The last fellow I want to mention may not appear to be part of the advertising business, but he was. He was my closest friend; John Haydon, a remarkable man. His last four jobs were President of the Port Commission, Governor of Samoa, owner of a garden nursery and manager of the Makah Tribe at Neah Bay. But he started out as an advertising salesman and writer for the trade magazine, Marine Digest. He became the first advertising and public relations director of the Port, then became advertising and sales manager for Bardahl Oil before he bought Marine Digest and ran for the Port Commission.
John was a navigator on B17s flying over Europe, was a writer and a hell of an idea man. As Port PR Director, he conceived the idea of the first ‘Japanese Trade Fair’ shortly after the war at the Edmondson Pavilion at the UW. As Dan Evans would gladly tell you, he probably wouldn’t have been elected Governor without Haydon setting up dozens of support committees and organizing a huge direct-mail campaign, the likes of which this state has never seen. Also, when Haydon became Port Commissioner in 1960, he looked around and saw no black or minority employees, which was true of city and county government. Haydon changed that. Today over 15% of employees are minorities.

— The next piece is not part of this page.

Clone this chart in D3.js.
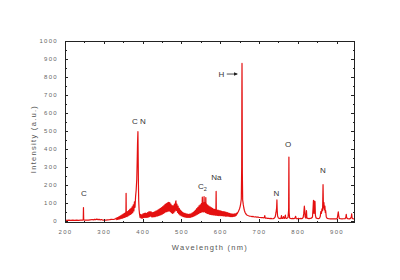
<!DOCTYPE html>
<html>
<head>
<meta charset="utf-8">
<script src="https://cdn.jsdelivr.net/npm/d3@7"></script>
<style>
body{margin:0;background:#fff;}
svg{display:block;font-family:"Liberation Sans",Arial,sans-serif;}
.tick text{fill:#666;font-size:6px;letter-spacing:1.3px;}
.axis path,.axis line{stroke:#222;shape-rendering:crispEdges;}
.title{fill:#555;font-size:7.5px;letter-spacing:1.3px;}
.peak{fill:#333;font-size:8px;}
</style>
</head>
<body>
<div id="chart"></div>
<script>
// spectrum in pieces [wavelength nm, intensity a.u.]
var uvRegion = [[200,2],[205,1],[210,2],[215,1],[220,2],[225,1],[230,2],[235,1],[240,2],[245,2],[247,3],[247.6,72],[248.2,3],[250,2],[255,3],[260,2],[265,4],[270,6],[273,4],[276,7],[279,5],[282,8],[285,5],[288,7],[291,4],[294,6],[297,3],[300,3],[305,2],[310,4],[315,5],[320,7],[325,6],[330,9]];

var cnRegion = [[332,14],[333.5,5],[335,16],[336.5,6],[338,20],[339.5,8],[341,24],[342.5,10],[344,28],[345.5,12],[347,32],[348.5,14],[350,36],[351.5,16],[353,40],[354.5,18],[356,44],[357,22],[357.5,152],[358,24],[359.5,22],[361,50],[362.5,26],[364,56],[365.5,30],[367,62],[368.5,34],[370,68],[371.5,38],[373,76],[374.5,44],[376,88],[377.5,54],[379,104],[380.5,74],[382,135],[383.5,170],[385,230],[386,320],[387,430],[388,495],[388.6,360],[389.3,200],[390,110],[391,60],[392,38],[393.5,18],[395,34],[396.5,14],[398,32],[399.5,14]];

var bandRegion = [[401,38],[402.5,16],[404,40],[405.5,17],[407,42],[408.5,18],[410,40],[411.5,17],[413,44],[414.5,19],[416,48],[417.5,22],[419,50],[420.5,24],[422,48],[423.5,21],[425,44],[426.5,20],[428,46],[429.5,21],[431,48],[432.5,22],[434,52],[435.5,24],[437,56],[438.5,26],[440,60],[441.5,28],[443,64],[444.5,30],[446,68],[447.5,33],[449,72],[450.5,36],[452,78],[453.5,40],[455,84],[456.5,44],[458,90],[459.5,48],[461,94],[462.5,50],[464,98],[465.5,52],[467,102],[468.5,54],[470,100],[471.5,50],[473,92],[474.5,44],[476,84],[477.5,40],[479,82],[480.5,44],[482,92],[483.5,52],[485,102],[486,110],[487,56],[488.5,92],[490,46],[491.5,80],[493,38],[494.5,68],[496,32],[497.5,58],[499,28],[500.5,52],[502,24],[503.5,46],[505,22],[506.5,42],[508,20],[509.5,40],[511,19],[512.5,38],[514,18],[515.5,36],[517,17],[518.5,35],[520,17],[521.5,36],[523,18],[524.5,38],[526,20],[527.5,42],[529,22]];

var c2Region = [[530.5,46],[532,24],[533.5,52],[535,27],[536.5,58],[538,31],[539.5,66],[541,35],[542.5,74],[544,39],[545.5,82],[547,42],[548.5,88],[550,45],[551.5,94],[553,48],[554,130],[554.8,50],[556,98],[557.5,48],[558.5,134],[559.3,50],[560.5,100],[562,46],[563,128],[563.8,44],[565,92],[566.5,40],[568,86],[569.5,38],[571,80],[572.5,36],[574,76],[575.5,34],[577,72],[578.5,33],[580,68],[581.5,32],[583,64],[584.5,31],[586,62],[587.5,30],[589,60],[589.6,162],[590.2,30],[591.5,58],[593,29],[594.5,58],[596,28],[597.5,56],[599,28],[600.5,54],[602,27],[603.5,52],[605,27],[606.5,50],[608,26],[609.5,50],[611,26],[612.5,48],[614,25],[615.5,46],[617,25],[618.5,44],[620,24],[621.5,42],[623,23],[624.5,40],[626,22],[627.5,38],[629,22],[630.5,37],[632,22],[633.5,36],[635,23],[636.5,37],[638,24],[639.5,38],[641,28],[642.5,42],[644,38]];

var hRegion = [[645.5,46],[647,50],[648.5,58],[650,66],[651.5,78],[653,95],[654.5,120],[655.5,300],[656,730],[656.3,875],[656.6,720],[657.2,260],[658,115],[659.5,90],[661,70],[662.5,56],[664,46],[666,38],[668,33],[670,30],[673,27],[676,25],[679,24],[682,22],[685,23],[688,20],[691,21],[694,19],[697,20],[700,18],[703,17],[706,16],[709,17],[712,15],[714,18],[715,28],[716,14],[719,14],[722,12],[725,13],[728,11],[731,12],[734,10],[737,11],[740,14],[742,22],[744,45],[745.5,70],[746.3,115],[747,60],[748,25],[750,15],[752,12],[755,11],[757,14],[758,28],[759,12]];

var nirRegion = [[761,12],[763,22],[764,13],[766,12],[768,30],[769,14],[771,12],[773,14],[775,18],[776.5,60],[777.2,354],[777.8,45],[779,14],[781,12],[784,11],[787,12],[790,10],[793,14],[794.5,24],[796,11],[799,10],[802,12],[805,10],[808,12],[810,10],[812,12],[814,18],[815.5,40],[817,80],[818,60],[819,20],[821,14],[822.5,55],[823.5,15],[826,12],[829,11],[832,12],[835,13],[838,20],[839.5,70],[840.5,112],[842,40],[843.5,108],[844.5,105],[845.5,30],[847,15],[850,12],[853,11],[856,13],[858,22],[859.5,50],[861,40],[862.5,65],[864,55],[865.2,200],[866.2,70],[867.5,100],[868.5,60],[870,80],[871,45],[872,55],[873.5,20],[876,12],[880,10],[884,9],[888,10],[892,9],[896,10],[900,9],[902,14],[903.5,35],[904.5,48],[905.5,30],[907,12],[910,10],[914,9],[918,10],[922,11],[924,18],[925,35],[926,16],[929,10],[933,9],[936,12],[938,20],[939,38],[940,15],[942,10],[945,9]];

var xTicks = [200,300,400,500,600,700,800,900];
var xMinor = [250,350,450,550,650,750,850];
var yTicks = [0,100,200,300,400,500,600,700,800,900,1000];
var yMinor = [50,150,250,350,450,550,650,750,850,950];

// line labels: text, wavelength, intensity (centre of the text)
var peakLabels = [
  {t:"C", wl:249, v:155},
  {t:"C N", wl:390.5, v:555},
  {t:"Na", wl:590, v:244},
  {t:"H", wl:603, v:816},
  {t:"N", wl:745, v:155},
  {t:"O", wl:775, v:425},
  {t:"N", wl:865, v:282}
];

var spectrum = uvRegion.concat(cnRegion, bandRegion, c2Region, hRegion, nirRegion);

var W = 400, H = 280;
var svg = d3.select("#chart").append("svg").attr("width", W).attr("height", H);

var x = d3.scaleLinear().domain([200, 945]).range([65, 354]);
var y = d3.scaleLinear().domain([-8, 1000]).range([222, 41]);

// spectrum line
var line = d3.line()
  .x(function(d){return x(d[0]);})
  .y(function(d){return y(d[1]);});

svg.append("path")
  .datum(spectrum)
  .attr("fill","none")
  .attr("stroke","#e41010")
  .attr("stroke-width",1.2)
  .attr("stroke-linejoin","round")
  .attr("d", line);

// axes, ticks inward
var fmt = d3.format("d");
svg.append("g").attr("class","axis").attr("transform","translate(0,222)")
  .call(d3.axisBottom(x).tickValues(xTicks).tickFormat(fmt).tickSizeInner(-3).tickSizeOuter(0).tickPadding(8));
svg.append("g").attr("class","axis").attr("transform","translate(0,222)")
  .call(d3.axisBottom(x).tickValues(xMinor).tickSizeInner(-1.5).tickSizeOuter(0).tickFormat(""));
svg.append("g").attr("class","axis").attr("transform","translate(0,41)")
  .call(d3.axisTop(x).tickValues(xTicks).tickSizeInner(-3).tickSizeOuter(0).tickFormat(""));
svg.append("g").attr("class","axis").attr("transform","translate(0,41)")
  .call(d3.axisTop(x).tickValues(xMinor).tickSizeInner(-1.5).tickSizeOuter(0).tickFormat(""));

svg.append("g").attr("class","axis").attr("transform","translate(65,0)")
  .call(d3.axisLeft(y).tickValues(yTicks).tickFormat(fmt).tickSizeInner(-3).tickSizeOuter(0).tickPadding(7));
svg.append("g").attr("class","axis").attr("transform","translate(65,0)")
  .call(d3.axisLeft(y).tickValues(yMinor).tickSizeInner(-1.5).tickSizeOuter(0).tickFormat(""));
svg.append("g").attr("class","axis").attr("transform","translate(354,0)")
  .call(d3.axisRight(y).tickValues(yTicks).tickSizeInner(-3).tickSizeOuter(0).tickFormat(""));
svg.append("g").attr("class","axis").attr("transform","translate(354,0)")
  .call(d3.axisRight(y).tickValues(yMinor).tickSizeInner(-1.5).tickSizeOuter(0).tickFormat(""));

// frame
svg.append("rect")
  .attr("x",65).attr("y",41).attr("width",289).attr("height",181)
  .attr("fill","none").attr("stroke","#222").attr("stroke-width",1)
  .attr("shape-rendering","crispEdges");

// titles
svg.append("text").attr("class","title")
  .attr("x",210).attr("y",250).attr("text-anchor","middle")
  .text("Wavelength (nm)");
svg.append("text").attr("class","title")
  .attr("transform","translate(36,139) rotate(-90)")
  .attr("text-anchor","middle")
  .text("Intensity (a.u.)");

// peak labels
var lab = svg.append("g").attr("opacity",0.99);
lab.selectAll(".peak")
  .data(peakLabels)
  .enter()
  .append("text")
  .attr("class","peak")
  .attr("x",function(d){return x(d.wl);})
  .attr("y",function(d){return y(d.v);})
  .attr("dy",".35em")
  .attr("text-anchor","middle")
  .text(function(d){return d.t;});

// C2 with subscript
var c2 = lab.append("text").attr("class","peak")
  .attr("x",x(554)).attr("y",y(193)).attr("dy",".35em").attr("text-anchor","middle");
c2.append("tspan").text("C");
c2.append("tspan").attr("font-size","5.5px").attr("dy","2").text("2");

// arrow to H line
var ay = y(816);
svg.append("line")
  .attr("x1",x(617)).attr("x2",x(643)).attr("y1",ay).attr("y2",ay)
  .attr("stroke","#222").attr("stroke-width",0.8);
svg.append("path")
  .attr("d","M"+x(646)+","+ay+"l-4,-1.8l0,3.6z")
  .attr("fill","#222");
</script>
</body>
</html>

That brings me to my last point – the last big change in Seattle advertising. In the late 1950s, there were no African-Americans working at any radio/TV station, newspaper or media operation. There were no blacks or minorities on the air or in commercials, working in banks, department stores or grocery stores. In fact, we hired the first black person in an advertising agency – an 18-year-old secretary named Sebee Buford (who was scared to death) – and we took a lot of heat. The truth is Seattle was totally racist and ‘white.’
Today, thank God, due to some civil rights laws passes in the 1960s and the enlightenment of the general population, things are different. Minorities can get jobs in advertising. They can do anything. In fact, a black may become President.